= SUPPLIED DATA =
>> Begin
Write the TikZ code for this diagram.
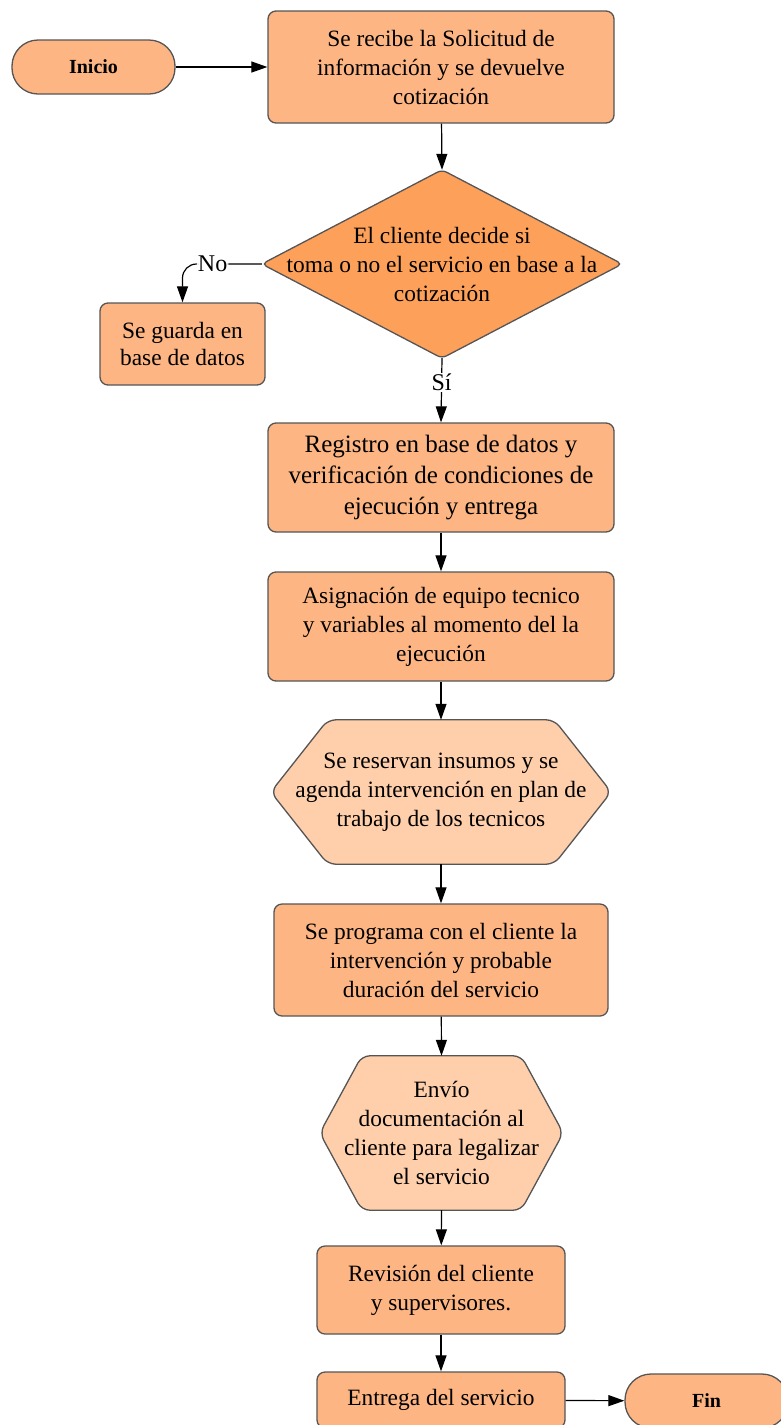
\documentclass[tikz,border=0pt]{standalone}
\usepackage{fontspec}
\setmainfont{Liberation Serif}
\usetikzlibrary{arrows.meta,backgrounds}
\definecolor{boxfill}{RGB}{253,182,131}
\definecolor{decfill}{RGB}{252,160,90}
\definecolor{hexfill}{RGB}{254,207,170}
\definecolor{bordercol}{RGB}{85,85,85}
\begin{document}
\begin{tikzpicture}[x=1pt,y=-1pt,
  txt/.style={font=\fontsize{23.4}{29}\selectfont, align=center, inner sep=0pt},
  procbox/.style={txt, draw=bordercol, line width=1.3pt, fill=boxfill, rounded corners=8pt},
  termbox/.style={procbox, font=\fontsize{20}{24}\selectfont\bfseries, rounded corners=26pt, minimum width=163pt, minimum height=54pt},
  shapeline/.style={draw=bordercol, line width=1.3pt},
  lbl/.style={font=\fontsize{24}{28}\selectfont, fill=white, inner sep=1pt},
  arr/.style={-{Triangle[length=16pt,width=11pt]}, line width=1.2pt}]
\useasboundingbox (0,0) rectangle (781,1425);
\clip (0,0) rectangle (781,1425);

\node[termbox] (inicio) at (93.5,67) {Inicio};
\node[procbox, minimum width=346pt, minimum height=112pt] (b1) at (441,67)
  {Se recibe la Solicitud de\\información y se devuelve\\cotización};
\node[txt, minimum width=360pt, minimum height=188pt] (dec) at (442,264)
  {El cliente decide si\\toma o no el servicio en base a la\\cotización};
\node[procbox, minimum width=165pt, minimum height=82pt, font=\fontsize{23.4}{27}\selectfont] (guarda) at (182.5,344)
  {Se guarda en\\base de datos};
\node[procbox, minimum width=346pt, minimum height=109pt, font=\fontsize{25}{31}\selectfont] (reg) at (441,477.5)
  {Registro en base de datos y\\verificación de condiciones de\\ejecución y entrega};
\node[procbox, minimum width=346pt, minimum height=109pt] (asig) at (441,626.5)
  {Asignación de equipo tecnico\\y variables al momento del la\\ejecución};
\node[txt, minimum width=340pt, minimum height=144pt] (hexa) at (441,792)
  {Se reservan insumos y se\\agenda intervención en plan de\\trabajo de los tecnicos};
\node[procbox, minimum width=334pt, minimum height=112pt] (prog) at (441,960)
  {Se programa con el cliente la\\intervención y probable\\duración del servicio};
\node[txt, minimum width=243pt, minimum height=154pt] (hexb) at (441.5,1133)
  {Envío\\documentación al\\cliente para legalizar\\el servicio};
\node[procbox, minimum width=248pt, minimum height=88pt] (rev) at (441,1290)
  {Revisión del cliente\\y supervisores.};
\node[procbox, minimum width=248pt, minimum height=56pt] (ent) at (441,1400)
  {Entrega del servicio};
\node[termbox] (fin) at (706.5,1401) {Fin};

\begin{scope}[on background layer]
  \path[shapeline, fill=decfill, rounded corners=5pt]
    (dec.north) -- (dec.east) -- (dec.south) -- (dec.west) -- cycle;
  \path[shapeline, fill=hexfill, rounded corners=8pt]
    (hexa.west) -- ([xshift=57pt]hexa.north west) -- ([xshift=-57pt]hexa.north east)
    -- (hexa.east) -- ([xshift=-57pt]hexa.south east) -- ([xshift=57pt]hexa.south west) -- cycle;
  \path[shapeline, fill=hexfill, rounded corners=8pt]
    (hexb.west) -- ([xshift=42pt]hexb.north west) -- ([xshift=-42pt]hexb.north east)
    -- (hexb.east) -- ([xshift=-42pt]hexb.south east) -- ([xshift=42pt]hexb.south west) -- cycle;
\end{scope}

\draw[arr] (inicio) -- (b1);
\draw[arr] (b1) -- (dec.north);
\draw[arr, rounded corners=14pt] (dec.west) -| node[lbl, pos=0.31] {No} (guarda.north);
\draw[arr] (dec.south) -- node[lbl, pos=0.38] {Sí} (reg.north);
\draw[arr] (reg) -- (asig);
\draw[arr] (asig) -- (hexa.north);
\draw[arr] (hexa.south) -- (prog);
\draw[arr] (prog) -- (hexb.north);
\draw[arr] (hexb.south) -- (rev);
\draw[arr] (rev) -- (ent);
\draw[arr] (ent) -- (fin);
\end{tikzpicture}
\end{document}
>> End
= TASK DIRECTIONS =
Quote the data exactly, leaving every image out of the copy.

= EXERCISE SOLUTION =
Write the TikZ code for this diagram.
\documentclass[tikz,border=0pt]{standalone}
\usepackage{fontspec}
\setmainfont{Liberation Serif}
\usetikzlibrary{arrows.meta,backgrounds}
\definecolor{boxfill}{RGB}{253,182,131}
\definecolor{decfill}{RGB}{252,160,90}
\definecolor{hexfill}{RGB}{254,207,170}
\definecolor{bordercol}{RGB}{85,85,85}
\begin{document}
\begin{tikzpicture}[x=1pt,y=-1pt,
  txt/.style={font=\fontsize{23.4}{29}\selectfont, align=center, inner sep=0pt},
  procbox/.style={txt, draw=bordercol, line width=1.3pt, fill=boxfill, rounded corners=8pt},
  termbox/.style={procbox, font=\fontsize{20}{24}\selectfont\bfseries, rounded corners=26pt, minimum width=163pt, minimum height=54pt},
  shapeline/.style={draw=bordercol, line width=1.3pt},
  lbl/.style={font=\fontsize{24}{28}\selectfont, fill=white, inner sep=1pt},
  arr/.style={-{Triangle[length=16pt,width=11pt]}, line width=1.2pt}]
\useasboundingbox (0,0) rectangle (781,1425);
\clip (0,0) rectangle (781,1425);

\node[termbox] (inicio) at (93.5,67) {Inicio};
\node[procbox, minimum width=346pt, minimum height=112pt] (b1) at (441,67)
  {Se recibe la Solicitud de\\información y se devuelve\\cotización};
\node[txt, minimum width=360pt, minimum height=188pt] (dec) at (442,264)
  {El cliente decide si\\toma o no el servicio en base a la\\cotización};
\node[procbox, minimum width=165pt, minimum height=82pt, font=\fontsize{23.4}{27}\selectfont] (guarda) at (182.5,344)
  {Se guarda en\\base de datos};
\node[procbox, minimum width=346pt, minimum height=109pt, font=\fontsize{25}{31}\selectfont] (reg) at (441,477.5)
  {Registro en base de datos y\\verificación de condiciones de\\ejecución y entrega};
\node[procbox, minimum width=346pt, minimum height=109pt] (asig) at (441,626.5)
  {Asignación de equipo tecnico\\y variables al momento del la\\ejecución};
\node[txt, minimum width=340pt, minimum height=144pt] (hexa) at (441,792)
  {Se reservan insumos y se\\agenda intervención en plan de\\trabajo de los tecnicos};
\node[procbox, minimum width=334pt, minimum height=112pt] (prog) at (441,960)
  {Se programa con el cliente la\\intervención y probable\\duración del servicio};
\node[txt, minimum width=243pt, minimum height=154pt] (hexb) at (441.5,1133)
  {Envío\\documentación al\\cliente para legalizar\\el servicio};
\node[procbox, minimum width=248pt, minimum height=88pt] (rev) at (441,1290)
  {Revisión del cliente\\y supervisores.};
\node[procbox, minimum width=248pt, minimum height=56pt] (ent) at (441,1400)
  {Entrega del servicio};
\node[termbox] (fin) at (706.5,1401) {Fin};

\begin{scope}[on background layer]
  \path[shapeline, fill=decfill, rounded corners=5pt]
    (dec.north) -- (dec.east) -- (dec.south) -- (dec.west) -- cycle;
  \path[shapeline, fill=hexfill, rounded corners=8pt]
    (hexa.west) -- ([xshift=57pt]hexa.north west) -- ([xshift=-57pt]hexa.north east)
    -- (hexa.east) -- ([xshift=-57pt]hexa.south east) -- ([xshift=57pt]hexa.south west) -- cycle;
  \path[shapeline, fill=hexfill, rounded corners=8pt]
    (hexb.west) -- ([xshift=42pt]hexb.north west) -- ([xshift=-42pt]hexb.north east)
    -- (hexb.east) -- ([xshift=-42pt]hexb.south east) -- ([xshift=42pt]hexb.south west) -- cycle;
\end{scope}

\draw[arr] (inicio) -- (b1);
\draw[arr] (b1) -- (dec.north);
\draw[arr, rounded corners=14pt] (dec.west) -| node[lbl, pos=0.31] {No} (guarda.north);
\draw[arr] (dec.south) -- node[lbl, pos=0.38] {Sí} (reg.north);
\draw[arr] (reg) -- (asig);
\draw[arr] (asig) -- (hexa.north);
\draw[arr] (hexa.south) -- (prog);
\draw[arr] (prog) -- (hexb.north);
\draw[arr] (hexb.south) -- (rev);
\draw[arr] (rev) -- (ent);
\draw[arr] (ent) -- (fin);
\end{tikzpicture}
\end{document}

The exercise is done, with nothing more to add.